• _Task to carry out_
Check each line below for the word "this", and copy those that have it.

Code that draws figures:
§
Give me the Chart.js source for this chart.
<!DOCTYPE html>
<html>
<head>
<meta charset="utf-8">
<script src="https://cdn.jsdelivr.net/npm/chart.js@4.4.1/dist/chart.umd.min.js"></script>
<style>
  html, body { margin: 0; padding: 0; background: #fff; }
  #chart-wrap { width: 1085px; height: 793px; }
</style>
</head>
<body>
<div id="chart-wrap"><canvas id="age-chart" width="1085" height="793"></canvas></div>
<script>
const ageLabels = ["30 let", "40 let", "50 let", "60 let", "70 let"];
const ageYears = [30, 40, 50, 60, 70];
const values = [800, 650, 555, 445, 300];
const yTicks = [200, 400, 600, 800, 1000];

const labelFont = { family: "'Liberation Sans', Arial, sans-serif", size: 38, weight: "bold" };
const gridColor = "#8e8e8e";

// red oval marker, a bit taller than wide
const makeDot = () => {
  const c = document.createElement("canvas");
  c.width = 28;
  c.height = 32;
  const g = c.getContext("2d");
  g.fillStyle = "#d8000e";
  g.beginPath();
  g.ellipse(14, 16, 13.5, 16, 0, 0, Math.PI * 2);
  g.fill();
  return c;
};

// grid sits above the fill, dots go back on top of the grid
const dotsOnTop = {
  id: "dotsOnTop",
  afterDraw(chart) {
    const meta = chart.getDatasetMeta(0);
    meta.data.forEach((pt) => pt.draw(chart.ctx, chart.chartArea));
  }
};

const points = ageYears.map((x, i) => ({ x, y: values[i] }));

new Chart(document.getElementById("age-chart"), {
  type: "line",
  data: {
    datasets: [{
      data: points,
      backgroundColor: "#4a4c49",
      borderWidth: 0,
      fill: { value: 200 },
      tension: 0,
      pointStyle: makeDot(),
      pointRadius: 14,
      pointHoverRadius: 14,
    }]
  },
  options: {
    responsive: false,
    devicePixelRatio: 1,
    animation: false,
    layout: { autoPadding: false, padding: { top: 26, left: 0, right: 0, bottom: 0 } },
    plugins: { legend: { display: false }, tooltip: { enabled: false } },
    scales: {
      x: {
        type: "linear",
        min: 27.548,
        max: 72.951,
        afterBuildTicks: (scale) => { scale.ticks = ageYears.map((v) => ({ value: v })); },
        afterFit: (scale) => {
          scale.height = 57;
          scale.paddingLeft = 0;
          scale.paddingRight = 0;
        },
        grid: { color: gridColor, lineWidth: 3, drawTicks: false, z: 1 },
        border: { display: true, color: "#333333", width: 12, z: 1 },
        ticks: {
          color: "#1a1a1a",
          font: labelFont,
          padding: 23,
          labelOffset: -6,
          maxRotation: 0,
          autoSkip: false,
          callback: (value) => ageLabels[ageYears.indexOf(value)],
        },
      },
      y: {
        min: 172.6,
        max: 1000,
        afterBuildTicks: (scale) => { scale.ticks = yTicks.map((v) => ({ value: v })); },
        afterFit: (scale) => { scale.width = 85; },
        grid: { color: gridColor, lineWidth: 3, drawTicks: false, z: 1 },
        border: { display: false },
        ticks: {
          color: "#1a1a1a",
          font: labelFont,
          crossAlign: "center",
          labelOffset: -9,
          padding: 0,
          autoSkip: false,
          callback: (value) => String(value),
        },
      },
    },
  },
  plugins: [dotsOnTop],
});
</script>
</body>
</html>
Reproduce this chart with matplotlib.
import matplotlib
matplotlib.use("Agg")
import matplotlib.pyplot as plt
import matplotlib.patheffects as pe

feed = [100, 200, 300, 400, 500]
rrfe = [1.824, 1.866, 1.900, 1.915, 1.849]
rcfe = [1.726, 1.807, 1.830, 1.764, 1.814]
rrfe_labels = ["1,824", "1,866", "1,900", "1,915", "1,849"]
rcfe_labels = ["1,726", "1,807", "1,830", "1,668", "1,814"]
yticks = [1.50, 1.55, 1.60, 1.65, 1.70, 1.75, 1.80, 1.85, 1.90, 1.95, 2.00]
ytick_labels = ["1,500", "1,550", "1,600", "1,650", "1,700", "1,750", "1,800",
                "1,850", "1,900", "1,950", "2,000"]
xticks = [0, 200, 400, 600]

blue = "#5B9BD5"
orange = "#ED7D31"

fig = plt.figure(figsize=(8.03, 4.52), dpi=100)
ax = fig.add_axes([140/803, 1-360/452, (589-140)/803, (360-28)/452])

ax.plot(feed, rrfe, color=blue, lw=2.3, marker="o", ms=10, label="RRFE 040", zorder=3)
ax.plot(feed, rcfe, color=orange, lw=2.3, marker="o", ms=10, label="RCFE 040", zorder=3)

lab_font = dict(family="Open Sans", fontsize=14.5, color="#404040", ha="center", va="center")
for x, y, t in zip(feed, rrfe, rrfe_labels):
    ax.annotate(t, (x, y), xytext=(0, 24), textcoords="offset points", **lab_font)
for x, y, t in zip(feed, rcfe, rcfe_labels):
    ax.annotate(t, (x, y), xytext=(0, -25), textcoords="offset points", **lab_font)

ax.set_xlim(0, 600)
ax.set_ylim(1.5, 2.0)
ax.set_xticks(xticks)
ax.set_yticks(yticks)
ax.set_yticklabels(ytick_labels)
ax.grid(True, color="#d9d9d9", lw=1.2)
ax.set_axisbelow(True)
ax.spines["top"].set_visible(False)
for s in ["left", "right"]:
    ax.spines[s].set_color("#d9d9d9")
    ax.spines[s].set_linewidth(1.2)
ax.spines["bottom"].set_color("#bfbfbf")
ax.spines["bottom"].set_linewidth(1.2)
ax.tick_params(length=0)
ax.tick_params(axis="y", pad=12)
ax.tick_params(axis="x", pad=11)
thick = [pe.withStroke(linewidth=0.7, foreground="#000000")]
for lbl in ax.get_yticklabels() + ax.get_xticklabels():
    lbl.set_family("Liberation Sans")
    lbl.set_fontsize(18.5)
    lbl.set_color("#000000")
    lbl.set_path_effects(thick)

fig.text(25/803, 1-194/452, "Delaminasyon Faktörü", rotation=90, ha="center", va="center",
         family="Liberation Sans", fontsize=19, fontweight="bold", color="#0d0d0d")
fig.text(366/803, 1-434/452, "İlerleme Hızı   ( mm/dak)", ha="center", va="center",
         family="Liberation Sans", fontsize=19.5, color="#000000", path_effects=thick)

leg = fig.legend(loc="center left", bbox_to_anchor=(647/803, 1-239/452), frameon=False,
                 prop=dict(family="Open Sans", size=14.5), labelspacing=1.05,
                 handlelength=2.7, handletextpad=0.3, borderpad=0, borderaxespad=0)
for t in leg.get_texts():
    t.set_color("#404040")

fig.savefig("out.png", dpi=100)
§
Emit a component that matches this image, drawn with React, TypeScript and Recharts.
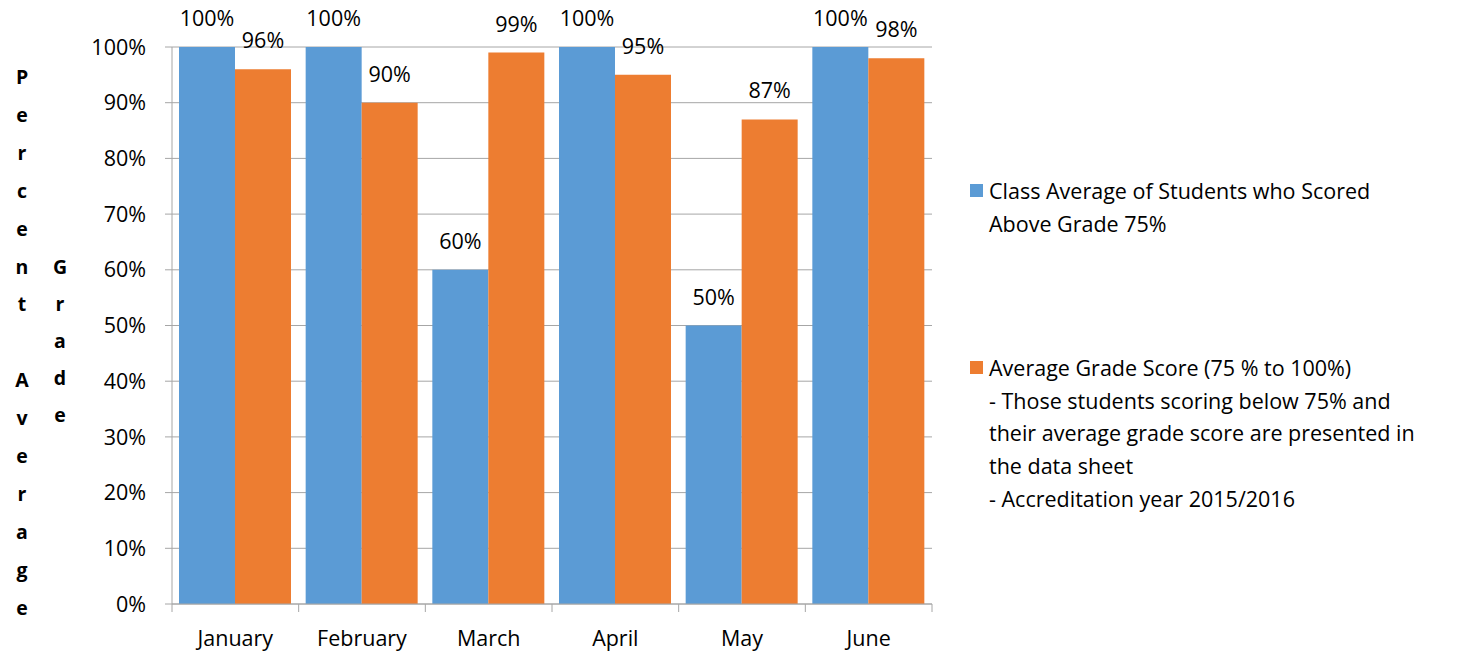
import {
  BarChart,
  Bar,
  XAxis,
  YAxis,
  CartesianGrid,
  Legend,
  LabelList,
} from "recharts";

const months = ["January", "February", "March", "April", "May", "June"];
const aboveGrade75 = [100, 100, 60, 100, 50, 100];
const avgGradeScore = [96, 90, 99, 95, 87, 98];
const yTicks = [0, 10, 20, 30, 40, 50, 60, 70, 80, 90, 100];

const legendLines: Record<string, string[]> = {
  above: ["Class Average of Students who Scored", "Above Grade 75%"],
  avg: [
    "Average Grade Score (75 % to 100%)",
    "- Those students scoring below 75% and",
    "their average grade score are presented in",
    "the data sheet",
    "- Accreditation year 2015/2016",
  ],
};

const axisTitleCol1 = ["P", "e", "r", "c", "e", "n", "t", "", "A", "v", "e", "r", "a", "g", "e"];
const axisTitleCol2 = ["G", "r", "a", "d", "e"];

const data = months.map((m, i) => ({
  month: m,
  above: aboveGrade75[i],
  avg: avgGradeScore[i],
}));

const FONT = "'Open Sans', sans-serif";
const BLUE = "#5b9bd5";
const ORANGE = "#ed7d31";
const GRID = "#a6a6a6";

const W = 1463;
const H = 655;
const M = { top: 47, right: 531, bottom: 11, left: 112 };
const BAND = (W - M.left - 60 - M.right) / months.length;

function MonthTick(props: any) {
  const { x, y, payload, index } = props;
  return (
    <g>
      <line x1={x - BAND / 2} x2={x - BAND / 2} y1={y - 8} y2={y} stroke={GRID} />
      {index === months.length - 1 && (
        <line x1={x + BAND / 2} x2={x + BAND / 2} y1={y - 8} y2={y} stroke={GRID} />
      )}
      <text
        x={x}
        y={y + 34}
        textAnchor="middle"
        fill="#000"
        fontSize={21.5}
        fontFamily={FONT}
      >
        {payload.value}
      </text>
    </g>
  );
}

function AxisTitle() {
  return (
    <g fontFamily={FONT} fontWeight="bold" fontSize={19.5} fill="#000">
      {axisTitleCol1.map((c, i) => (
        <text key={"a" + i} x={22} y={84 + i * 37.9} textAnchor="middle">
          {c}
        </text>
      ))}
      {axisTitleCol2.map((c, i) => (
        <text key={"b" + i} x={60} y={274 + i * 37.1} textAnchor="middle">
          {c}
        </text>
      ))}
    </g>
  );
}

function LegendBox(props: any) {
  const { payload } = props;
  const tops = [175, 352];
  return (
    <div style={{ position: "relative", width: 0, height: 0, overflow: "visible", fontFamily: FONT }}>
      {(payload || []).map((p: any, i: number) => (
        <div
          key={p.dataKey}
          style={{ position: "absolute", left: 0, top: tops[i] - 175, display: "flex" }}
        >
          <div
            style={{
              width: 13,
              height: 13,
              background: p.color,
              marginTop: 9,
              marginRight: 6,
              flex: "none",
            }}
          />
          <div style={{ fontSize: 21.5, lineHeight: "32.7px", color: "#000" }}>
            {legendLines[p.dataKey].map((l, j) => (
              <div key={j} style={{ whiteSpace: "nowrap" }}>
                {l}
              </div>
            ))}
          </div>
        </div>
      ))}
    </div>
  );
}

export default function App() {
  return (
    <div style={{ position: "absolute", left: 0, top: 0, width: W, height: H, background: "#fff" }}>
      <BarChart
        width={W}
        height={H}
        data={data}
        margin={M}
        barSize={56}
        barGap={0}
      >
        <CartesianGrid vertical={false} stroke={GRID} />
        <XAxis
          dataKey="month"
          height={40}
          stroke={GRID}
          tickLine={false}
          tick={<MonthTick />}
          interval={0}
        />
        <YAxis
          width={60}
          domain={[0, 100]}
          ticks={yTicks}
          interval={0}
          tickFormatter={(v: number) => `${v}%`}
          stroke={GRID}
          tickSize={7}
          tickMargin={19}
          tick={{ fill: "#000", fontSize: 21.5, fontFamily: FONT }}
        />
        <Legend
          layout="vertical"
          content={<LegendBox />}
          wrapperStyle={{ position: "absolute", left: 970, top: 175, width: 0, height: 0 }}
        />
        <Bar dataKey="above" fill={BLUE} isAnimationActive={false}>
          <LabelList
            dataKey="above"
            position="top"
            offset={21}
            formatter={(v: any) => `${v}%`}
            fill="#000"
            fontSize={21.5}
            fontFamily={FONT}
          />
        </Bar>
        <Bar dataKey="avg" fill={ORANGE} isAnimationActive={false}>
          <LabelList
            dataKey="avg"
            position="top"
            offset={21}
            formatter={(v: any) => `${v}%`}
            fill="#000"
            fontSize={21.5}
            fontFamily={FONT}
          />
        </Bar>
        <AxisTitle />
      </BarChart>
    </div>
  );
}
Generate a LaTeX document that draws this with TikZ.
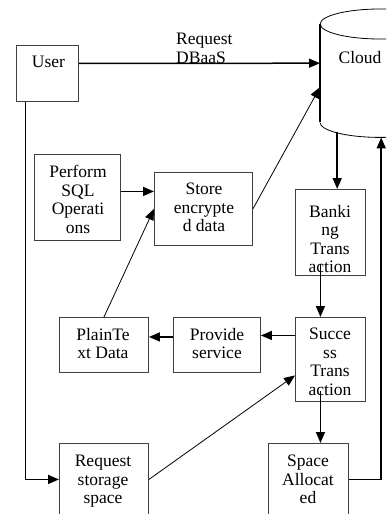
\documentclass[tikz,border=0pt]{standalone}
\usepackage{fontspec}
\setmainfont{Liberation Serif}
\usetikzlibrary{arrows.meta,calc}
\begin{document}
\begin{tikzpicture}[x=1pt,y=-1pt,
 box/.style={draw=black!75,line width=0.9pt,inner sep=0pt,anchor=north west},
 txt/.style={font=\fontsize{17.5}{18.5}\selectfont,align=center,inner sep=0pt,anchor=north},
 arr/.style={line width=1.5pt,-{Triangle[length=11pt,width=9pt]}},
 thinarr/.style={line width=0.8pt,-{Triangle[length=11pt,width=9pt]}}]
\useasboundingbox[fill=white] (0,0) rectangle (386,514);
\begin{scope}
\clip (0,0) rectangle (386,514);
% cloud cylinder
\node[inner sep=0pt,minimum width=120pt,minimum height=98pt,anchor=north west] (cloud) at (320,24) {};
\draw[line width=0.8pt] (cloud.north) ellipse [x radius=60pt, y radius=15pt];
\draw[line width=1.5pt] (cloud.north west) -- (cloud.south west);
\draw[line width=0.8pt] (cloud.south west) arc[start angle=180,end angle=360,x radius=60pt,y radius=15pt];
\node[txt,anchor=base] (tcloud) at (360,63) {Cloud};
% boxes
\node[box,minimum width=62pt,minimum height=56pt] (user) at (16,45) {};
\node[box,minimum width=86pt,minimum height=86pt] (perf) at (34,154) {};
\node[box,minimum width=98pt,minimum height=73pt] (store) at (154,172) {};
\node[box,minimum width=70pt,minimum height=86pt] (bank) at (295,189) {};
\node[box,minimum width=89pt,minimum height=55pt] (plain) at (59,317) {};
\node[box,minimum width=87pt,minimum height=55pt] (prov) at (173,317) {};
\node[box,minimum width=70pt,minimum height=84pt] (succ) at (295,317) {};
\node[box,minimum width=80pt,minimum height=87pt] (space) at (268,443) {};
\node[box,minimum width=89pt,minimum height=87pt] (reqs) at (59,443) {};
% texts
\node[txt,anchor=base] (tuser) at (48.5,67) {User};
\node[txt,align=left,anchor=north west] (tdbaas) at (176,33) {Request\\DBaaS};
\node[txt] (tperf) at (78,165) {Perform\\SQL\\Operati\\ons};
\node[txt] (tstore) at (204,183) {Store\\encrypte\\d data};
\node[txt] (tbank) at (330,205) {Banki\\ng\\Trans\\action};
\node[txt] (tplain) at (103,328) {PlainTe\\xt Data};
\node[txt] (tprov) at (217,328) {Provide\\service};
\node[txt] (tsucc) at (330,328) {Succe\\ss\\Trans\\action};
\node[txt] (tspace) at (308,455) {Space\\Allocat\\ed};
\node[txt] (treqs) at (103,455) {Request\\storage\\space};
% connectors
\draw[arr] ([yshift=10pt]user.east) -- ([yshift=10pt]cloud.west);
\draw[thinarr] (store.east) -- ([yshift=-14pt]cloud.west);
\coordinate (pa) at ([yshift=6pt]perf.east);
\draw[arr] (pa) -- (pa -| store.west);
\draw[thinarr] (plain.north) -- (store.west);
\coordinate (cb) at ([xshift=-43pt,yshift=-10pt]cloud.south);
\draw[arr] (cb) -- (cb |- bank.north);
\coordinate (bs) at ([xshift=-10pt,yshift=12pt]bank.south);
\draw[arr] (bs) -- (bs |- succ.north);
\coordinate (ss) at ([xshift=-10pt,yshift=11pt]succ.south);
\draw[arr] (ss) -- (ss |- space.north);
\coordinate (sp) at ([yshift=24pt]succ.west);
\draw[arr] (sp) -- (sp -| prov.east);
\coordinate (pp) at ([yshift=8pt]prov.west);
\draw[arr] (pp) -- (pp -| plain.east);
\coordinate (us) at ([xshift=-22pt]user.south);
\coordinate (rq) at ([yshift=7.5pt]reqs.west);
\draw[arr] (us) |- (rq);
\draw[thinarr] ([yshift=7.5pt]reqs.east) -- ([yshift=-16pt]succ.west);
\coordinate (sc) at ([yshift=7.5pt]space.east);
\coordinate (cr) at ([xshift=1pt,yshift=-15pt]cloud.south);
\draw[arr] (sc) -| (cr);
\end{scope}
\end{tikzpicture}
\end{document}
§
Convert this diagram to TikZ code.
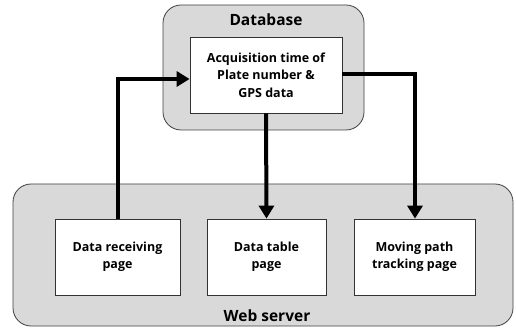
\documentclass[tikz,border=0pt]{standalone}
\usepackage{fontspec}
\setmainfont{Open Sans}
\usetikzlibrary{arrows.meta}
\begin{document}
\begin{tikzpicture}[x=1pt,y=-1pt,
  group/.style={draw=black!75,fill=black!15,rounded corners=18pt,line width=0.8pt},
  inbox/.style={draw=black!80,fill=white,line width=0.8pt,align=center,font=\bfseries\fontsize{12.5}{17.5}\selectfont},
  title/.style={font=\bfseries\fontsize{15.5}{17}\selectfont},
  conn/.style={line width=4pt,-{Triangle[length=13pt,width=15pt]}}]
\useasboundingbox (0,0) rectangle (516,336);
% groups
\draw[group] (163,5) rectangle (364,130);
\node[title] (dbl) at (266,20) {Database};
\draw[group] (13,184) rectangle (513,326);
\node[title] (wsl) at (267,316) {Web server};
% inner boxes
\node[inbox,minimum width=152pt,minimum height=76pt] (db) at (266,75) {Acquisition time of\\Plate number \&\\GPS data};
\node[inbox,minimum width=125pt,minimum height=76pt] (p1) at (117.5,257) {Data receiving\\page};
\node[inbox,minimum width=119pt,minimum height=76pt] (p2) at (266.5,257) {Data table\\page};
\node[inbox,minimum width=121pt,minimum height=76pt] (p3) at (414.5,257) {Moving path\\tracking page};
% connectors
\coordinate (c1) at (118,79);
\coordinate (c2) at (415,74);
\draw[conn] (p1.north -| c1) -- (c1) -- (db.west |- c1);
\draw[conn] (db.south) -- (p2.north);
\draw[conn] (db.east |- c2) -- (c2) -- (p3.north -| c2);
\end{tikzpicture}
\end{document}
§
• _Answer below_
Give me the Chart.js source for this chart.
Reproduce this chart with matplotlib.
Emit a component that matches this image, drawn with React, TypeScript and Recharts.
Generate a LaTeX document that draws this with TikZ.
Convert this diagram to TikZ code.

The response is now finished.